[Code that draws figures]
━━━━━━━━━━━━━━━━━━━━
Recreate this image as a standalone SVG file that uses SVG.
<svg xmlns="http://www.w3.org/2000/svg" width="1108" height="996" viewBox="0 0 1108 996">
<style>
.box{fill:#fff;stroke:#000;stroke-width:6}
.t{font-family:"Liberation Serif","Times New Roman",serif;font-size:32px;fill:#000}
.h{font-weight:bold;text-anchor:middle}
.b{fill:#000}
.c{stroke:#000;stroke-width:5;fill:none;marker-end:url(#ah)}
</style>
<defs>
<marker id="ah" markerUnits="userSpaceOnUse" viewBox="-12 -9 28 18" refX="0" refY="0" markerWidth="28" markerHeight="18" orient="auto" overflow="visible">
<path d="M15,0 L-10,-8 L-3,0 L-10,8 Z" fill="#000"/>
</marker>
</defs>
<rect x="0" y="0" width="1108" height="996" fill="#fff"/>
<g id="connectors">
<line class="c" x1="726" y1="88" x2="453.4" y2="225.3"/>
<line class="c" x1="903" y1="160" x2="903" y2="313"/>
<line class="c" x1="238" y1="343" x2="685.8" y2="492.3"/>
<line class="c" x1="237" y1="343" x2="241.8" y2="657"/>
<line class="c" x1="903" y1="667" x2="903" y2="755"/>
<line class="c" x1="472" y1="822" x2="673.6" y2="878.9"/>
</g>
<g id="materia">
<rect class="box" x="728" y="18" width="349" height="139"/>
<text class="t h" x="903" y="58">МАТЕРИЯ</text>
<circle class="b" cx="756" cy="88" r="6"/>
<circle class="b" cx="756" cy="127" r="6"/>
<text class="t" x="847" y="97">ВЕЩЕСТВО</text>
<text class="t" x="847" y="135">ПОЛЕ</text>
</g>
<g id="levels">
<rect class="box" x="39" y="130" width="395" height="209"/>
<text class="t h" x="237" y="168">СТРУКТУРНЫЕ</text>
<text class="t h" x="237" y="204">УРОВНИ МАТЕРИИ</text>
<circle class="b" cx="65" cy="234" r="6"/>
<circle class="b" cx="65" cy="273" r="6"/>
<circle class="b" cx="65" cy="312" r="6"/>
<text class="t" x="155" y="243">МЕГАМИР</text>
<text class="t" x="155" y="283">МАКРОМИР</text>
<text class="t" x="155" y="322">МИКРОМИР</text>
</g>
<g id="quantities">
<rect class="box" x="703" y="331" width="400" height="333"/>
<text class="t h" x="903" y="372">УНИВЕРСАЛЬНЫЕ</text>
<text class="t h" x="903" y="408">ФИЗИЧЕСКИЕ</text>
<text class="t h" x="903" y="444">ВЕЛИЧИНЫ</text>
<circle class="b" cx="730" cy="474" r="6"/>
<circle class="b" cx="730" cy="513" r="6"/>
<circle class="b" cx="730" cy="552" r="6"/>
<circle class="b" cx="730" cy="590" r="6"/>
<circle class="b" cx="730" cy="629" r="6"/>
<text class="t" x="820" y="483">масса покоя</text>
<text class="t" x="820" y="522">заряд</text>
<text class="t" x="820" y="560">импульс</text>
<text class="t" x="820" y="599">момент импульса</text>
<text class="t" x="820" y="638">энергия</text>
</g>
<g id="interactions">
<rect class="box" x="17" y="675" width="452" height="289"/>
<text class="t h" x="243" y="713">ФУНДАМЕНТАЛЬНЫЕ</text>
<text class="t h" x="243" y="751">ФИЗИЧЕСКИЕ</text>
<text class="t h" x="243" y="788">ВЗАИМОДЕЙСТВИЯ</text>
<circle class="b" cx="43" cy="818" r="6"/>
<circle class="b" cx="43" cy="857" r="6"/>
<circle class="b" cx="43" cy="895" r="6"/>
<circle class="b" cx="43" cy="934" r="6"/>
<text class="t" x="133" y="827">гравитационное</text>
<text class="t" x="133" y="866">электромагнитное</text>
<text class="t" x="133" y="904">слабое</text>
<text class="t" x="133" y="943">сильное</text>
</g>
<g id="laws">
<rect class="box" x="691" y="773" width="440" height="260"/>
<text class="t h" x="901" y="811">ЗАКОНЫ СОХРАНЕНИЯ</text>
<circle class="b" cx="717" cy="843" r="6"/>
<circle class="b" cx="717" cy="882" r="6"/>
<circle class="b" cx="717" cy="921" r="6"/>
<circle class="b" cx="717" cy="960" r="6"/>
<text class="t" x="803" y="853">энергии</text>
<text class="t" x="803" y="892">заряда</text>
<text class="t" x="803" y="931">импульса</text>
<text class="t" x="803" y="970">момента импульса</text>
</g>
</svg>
━━━━━━━━━━━━━━━━━━━━
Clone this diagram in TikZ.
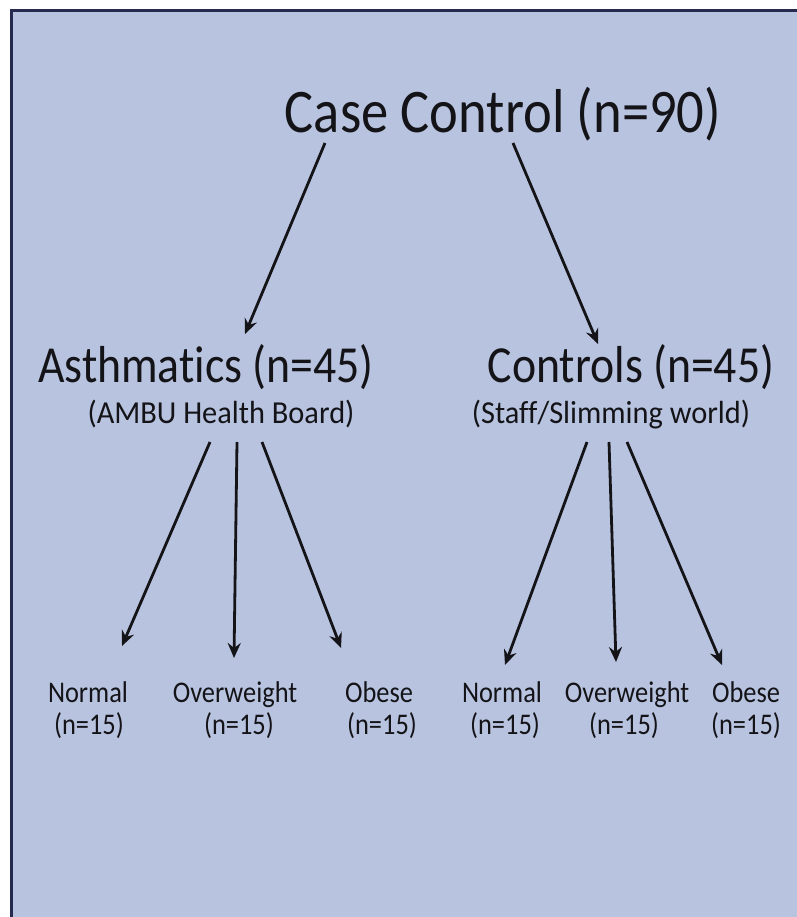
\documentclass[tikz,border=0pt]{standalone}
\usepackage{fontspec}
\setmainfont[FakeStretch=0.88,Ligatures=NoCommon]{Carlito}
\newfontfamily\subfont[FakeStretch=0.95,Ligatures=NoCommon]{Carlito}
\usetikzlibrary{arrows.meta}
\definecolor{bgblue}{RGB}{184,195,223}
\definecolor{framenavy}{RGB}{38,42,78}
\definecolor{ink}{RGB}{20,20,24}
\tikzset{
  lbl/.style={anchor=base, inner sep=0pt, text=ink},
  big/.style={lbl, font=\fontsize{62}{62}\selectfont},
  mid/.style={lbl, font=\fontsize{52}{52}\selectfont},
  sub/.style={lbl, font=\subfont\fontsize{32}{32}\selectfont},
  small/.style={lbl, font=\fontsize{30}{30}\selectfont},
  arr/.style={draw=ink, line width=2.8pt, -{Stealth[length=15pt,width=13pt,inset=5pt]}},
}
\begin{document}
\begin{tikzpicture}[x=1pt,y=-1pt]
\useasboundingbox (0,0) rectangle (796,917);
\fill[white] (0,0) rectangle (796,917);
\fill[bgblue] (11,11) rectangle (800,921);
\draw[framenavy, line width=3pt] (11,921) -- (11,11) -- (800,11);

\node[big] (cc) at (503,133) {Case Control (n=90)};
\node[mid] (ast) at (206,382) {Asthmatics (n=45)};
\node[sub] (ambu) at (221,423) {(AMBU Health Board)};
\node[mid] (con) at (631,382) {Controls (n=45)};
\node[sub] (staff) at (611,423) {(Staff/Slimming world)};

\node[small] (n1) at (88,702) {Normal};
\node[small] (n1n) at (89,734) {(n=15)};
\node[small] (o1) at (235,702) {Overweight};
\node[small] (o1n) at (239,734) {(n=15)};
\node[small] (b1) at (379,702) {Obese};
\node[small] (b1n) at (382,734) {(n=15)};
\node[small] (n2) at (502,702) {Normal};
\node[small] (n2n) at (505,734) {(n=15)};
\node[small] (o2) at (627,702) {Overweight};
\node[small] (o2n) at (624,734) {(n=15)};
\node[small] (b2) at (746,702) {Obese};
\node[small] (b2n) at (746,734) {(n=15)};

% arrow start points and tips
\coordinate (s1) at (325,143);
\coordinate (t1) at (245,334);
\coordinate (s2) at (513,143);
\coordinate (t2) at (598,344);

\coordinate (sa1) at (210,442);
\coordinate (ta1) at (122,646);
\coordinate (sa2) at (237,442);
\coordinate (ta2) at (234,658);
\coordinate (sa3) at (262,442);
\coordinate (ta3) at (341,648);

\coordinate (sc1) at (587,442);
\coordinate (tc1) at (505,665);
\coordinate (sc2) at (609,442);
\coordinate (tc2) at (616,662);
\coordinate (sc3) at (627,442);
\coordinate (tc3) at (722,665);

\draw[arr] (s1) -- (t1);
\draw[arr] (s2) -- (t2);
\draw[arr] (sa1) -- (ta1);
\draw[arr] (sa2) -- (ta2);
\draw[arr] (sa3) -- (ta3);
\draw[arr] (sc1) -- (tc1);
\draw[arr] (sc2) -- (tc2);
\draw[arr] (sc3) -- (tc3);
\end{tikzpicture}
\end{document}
━━━━━━━━━━━━━━━━━━━━
*WHAT YOU NEED TO DO*. Give only the number of lines in the records that include the word "standalone".

*CORRECT ANSWER*. 2